#### Data shown
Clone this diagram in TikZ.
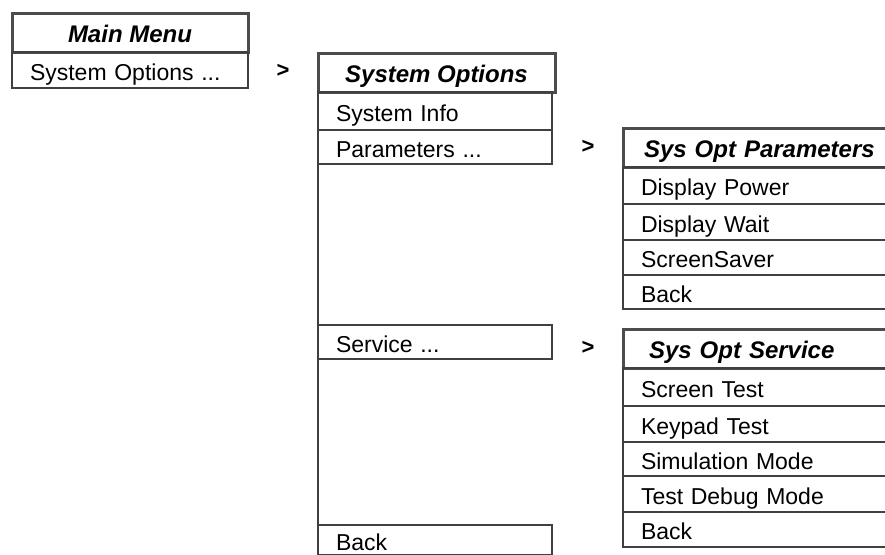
\documentclass[tikz,border=0pt]{standalone}
\usepackage{fontspec}
\setmainfont{Liberation Sans}
\usepackage{tikz}
\usetikzlibrary{positioning}

\tikzset{
  menutitle/.style={draw=black!70, line width=3pt, anchor=north west, inner sep=0pt,
    outer sep=0pt, minimum height=39pt, text height=21pt, text depth=1pt,
    font=\fontsize{24}{28}\selectfont\bfseries\itshape},
  menurow/.style={draw=black!75, line width=1.4pt, anchor=north west, inner xsep=18pt,
    inner ysep=0pt, outer sep=0pt, minimum height=36pt, text height=21pt, text depth=1pt,
    align=left, font=\fontsize{23}{27}\selectfont},
  mainrow/.style={menurow, text width=200pt},
  optrow/.style={menurow, text width=198pt},
  subrow/.style={menurow, text width=256pt},
  subtitle/.style={menutitle, text width=292pt, align=left},
  goesto/.style={font=\fontsize{22}{26}\selectfont\bfseries}
}

\begin{document}
\begin{tikzpicture}[x=1pt,y=-1pt]
  \useasboundingbox (0,0) rectangle (885,554);
  \clip (0,0) rectangle (885,554);
  \fill[white] (0,0) rectangle (885,554);

  % main menu
  \node[menutitle, minimum width=236pt] (mainttl) at (12,13) {Main Menu};
  \node[mainrow] (mainopt) at (mainttl.south west) {System Options ...};
  \node[goesto] (arrmain) at (283,71) {>};

  % system options
  \node[menutitle, minimum width=237pt] (optttl) at (318,53) {System Options};
  \node[optrow, minimum height=38pt] (optinfo) at (optttl.south west) {System Info};
  \node[optrow, minimum height=34pt] (optpar) at (optinfo.south west) {Parameters ...};
  \node[optrow, minimum height=34pt] (optsvc) at (318,325) {Service ...};
  \node[optrow, minimum height=30pt] (optback) at (318,525) {Back};
  \draw[black!75, line width=1.4pt] (optpar.south west) -- (optback.north west);
  \node[goesto] (arrpar) at (588,147) {>};
  \node[goesto] (arrsvc) at (588,348) {>};

  % sys opt parameters (right edge runs off the page)
  \node[subtitle] (parttl) at (623,128) {\hspace*{21pt}Sys Opt Parameters};
  \node[subrow, minimum height=37pt] (par1) at (parttl.south west) {Display Power};
  \node[subrow] (par2) at (par1.south west) {Display Wait};
  \node[subrow, minimum height=35pt] (par3) at (par2.south west) {ScreenSaver};
  \node[subrow, minimum height=34pt] (par4) at (par3.south west) {Back};

  % sys opt service
  \node[subtitle] (svcttl) at (623,329) {\hspace*{26pt}Sys Opt Service};
  \node[subrow, minimum height=38pt] (svc1) at (svcttl.south west) {Screen Test};
  \node[subrow] (svc2) at (svc1.south west) {Keypad Test};
  \node[subrow, minimum height=34pt] (svc3) at (svc2.south west) {Simulation Mode};
  \node[subrow] (svc4) at (svc3.south west) {Test Debug Mode};
  \node[subrow, minimum height=35pt] (svc5) at (svc4.south west) {Back};
\end{tikzpicture}
\end{document}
########
Directions: Transcribe the full listing character for character. Pictures are excluded.

Answer to the exercise:
Clone this diagram in TikZ.
\documentclass[tikz,border=0pt]{standalone}
\usepackage{fontspec}
\setmainfont{Liberation Sans}
\usepackage{tikz}
\usetikzlibrary{positioning}

\tikzset{
  menutitle/.style={draw=black!70, line width=3pt, anchor=north west, inner sep=0pt,
    outer sep=0pt, minimum height=39pt, text height=21pt, text depth=1pt,
    font=\fontsize{24}{28}\selectfont\bfseries\itshape},
  menurow/.style={draw=black!75, line width=1.4pt, anchor=north west, inner xsep=18pt,
    inner ysep=0pt, outer sep=0pt, minimum height=36pt, text height=21pt, text depth=1pt,
    align=left, font=\fontsize{23}{27}\selectfont},
  mainrow/.style={menurow, text width=200pt},
  optrow/.style={menurow, text width=198pt},
  subrow/.style={menurow, text width=256pt},
  subtitle/.style={menutitle, text width=292pt, align=left},
  goesto/.style={font=\fontsize{22}{26}\selectfont\bfseries}
}

\begin{document}
\begin{tikzpicture}[x=1pt,y=-1pt]
  \useasboundingbox (0,0) rectangle (885,554);
  \clip (0,0) rectangle (885,554);
  \fill[white] (0,0) rectangle (885,554);

  % main menu
  \node[menutitle, minimum width=236pt] (mainttl) at (12,13) {Main Menu};
  \node[mainrow] (mainopt) at (mainttl.south west) {System Options ...};
  \node[goesto] (arrmain) at (283,71) {>};

  % system options
  \node[menutitle, minimum width=237pt] (optttl) at (318,53) {System Options};
  \node[optrow, minimum height=38pt] (optinfo) at (optttl.south west) {System Info};
  \node[optrow, minimum height=34pt] (optpar) at (optinfo.south west) {Parameters ...};
  \node[optrow, minimum height=34pt] (optsvc) at (318,325) {Service ...};
  \node[optrow, minimum height=30pt] (optback) at (318,525) {Back};
  \draw[black!75, line width=1.4pt] (optpar.south west) -- (optback.north west);
  \node[goesto] (arrpar) at (588,147) {>};
  \node[goesto] (arrsvc) at (588,348) {>};

  % sys opt parameters (right edge runs off the page)
  \node[subtitle] (parttl) at (623,128) {\hspace*{21pt}Sys Opt Parameters};
  \node[subrow, minimum height=37pt] (par1) at (parttl.south west) {Display Power};
  \node[subrow] (par2) at (par1.south west) {Display Wait};
  \node[subrow, minimum height=35pt] (par3) at (par2.south west) {ScreenSaver};
  \node[subrow, minimum height=34pt] (par4) at (par3.south west) {Back};

  % sys opt service
  \node[subtitle] (svcttl) at (623,329) {\hspace*{26pt}Sys Opt Service};
  \node[subrow, minimum height=38pt] (svc1) at (svcttl.south west) {Screen Test};
  \node[subrow] (svc2) at (svc1.south west) {Keypad Test};
  \node[subrow, minimum height=34pt] (svc3) at (svc2.south west) {Simulation Mode};
  \node[subrow] (svc4) at (svc3.south west) {Test Debug Mode};
  \node[subrow, minimum height=35pt] (svc5) at (svc4.south west) {Back};
\end{tikzpicture}
\end{document}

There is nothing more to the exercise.